▶ **Exercise description**: Extract only the first line of the listing and every line after it up to and including the one with "import pandas as pd". Omit the pictures.

▶ **Data provided**:
******
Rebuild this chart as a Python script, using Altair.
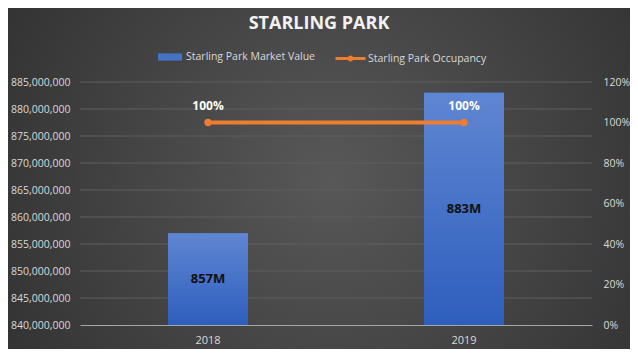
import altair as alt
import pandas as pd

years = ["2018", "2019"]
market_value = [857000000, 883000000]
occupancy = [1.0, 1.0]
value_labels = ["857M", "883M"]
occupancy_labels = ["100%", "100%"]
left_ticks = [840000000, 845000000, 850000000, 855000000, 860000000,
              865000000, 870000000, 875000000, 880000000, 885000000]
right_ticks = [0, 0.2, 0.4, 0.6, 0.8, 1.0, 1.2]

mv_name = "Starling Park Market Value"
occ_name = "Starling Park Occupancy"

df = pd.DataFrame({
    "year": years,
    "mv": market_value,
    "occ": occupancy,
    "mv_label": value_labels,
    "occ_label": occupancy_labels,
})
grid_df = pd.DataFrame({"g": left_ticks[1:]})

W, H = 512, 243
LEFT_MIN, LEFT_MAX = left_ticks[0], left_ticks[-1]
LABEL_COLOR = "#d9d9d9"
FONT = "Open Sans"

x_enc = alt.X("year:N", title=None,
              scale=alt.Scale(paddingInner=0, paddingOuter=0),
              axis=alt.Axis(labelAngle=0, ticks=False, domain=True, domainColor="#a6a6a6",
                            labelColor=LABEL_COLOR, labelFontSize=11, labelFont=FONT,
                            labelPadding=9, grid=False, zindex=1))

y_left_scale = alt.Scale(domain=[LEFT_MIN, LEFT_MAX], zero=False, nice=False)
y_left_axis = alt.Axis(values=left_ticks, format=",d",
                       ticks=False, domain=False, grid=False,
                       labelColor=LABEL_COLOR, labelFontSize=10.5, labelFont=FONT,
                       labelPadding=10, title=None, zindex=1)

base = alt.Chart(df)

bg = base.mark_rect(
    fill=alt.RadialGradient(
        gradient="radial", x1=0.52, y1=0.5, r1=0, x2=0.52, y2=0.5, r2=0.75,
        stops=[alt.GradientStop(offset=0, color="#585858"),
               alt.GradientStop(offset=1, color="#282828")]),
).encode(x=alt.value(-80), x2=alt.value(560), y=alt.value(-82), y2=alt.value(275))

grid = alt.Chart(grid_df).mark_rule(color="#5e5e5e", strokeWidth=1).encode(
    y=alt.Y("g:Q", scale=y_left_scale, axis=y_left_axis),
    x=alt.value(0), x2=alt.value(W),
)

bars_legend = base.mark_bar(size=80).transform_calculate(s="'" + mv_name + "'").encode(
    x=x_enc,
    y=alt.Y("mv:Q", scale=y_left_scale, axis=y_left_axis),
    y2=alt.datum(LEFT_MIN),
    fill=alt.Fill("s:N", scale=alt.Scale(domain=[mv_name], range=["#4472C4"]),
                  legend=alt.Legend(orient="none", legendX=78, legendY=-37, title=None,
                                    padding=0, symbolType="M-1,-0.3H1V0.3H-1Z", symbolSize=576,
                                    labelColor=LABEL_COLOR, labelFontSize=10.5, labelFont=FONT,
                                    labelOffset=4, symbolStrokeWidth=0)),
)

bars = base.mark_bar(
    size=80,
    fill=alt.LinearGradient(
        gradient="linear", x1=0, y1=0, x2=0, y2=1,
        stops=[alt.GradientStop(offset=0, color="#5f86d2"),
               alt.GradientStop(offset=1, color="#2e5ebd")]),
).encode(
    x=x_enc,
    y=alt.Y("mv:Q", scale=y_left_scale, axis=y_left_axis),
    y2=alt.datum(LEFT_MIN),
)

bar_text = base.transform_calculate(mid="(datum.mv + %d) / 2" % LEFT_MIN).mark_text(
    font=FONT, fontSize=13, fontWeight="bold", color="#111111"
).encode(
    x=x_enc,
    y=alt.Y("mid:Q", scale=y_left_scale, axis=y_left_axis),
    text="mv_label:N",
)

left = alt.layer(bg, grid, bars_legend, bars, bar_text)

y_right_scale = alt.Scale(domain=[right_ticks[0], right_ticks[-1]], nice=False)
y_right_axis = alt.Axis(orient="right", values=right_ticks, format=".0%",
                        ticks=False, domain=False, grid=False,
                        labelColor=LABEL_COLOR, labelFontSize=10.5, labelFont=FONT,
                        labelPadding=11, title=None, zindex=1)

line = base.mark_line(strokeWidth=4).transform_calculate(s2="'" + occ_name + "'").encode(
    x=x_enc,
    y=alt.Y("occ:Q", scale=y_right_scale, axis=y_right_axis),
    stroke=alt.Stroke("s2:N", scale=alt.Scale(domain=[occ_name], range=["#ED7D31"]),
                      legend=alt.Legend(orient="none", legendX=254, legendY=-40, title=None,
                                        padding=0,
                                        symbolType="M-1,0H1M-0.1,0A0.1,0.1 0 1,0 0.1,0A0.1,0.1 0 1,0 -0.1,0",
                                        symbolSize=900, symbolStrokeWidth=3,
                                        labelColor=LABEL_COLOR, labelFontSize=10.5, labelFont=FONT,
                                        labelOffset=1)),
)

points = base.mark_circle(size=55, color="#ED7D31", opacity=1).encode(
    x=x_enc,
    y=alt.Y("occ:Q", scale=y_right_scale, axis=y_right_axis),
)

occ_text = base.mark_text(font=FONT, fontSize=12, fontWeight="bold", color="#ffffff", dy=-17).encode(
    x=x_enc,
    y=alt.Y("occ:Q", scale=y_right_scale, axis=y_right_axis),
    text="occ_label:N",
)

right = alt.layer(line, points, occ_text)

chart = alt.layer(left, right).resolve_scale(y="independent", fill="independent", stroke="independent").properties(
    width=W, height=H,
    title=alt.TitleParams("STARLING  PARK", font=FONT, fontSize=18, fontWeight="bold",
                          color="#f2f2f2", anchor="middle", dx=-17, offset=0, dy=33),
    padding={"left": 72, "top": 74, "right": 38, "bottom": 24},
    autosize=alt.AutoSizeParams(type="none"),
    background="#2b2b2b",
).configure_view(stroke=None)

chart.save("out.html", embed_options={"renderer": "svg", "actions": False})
******
▶ **The solution**:
Rebuild this chart as a Python script, using Altair.
import altair as alt
import pandas as pd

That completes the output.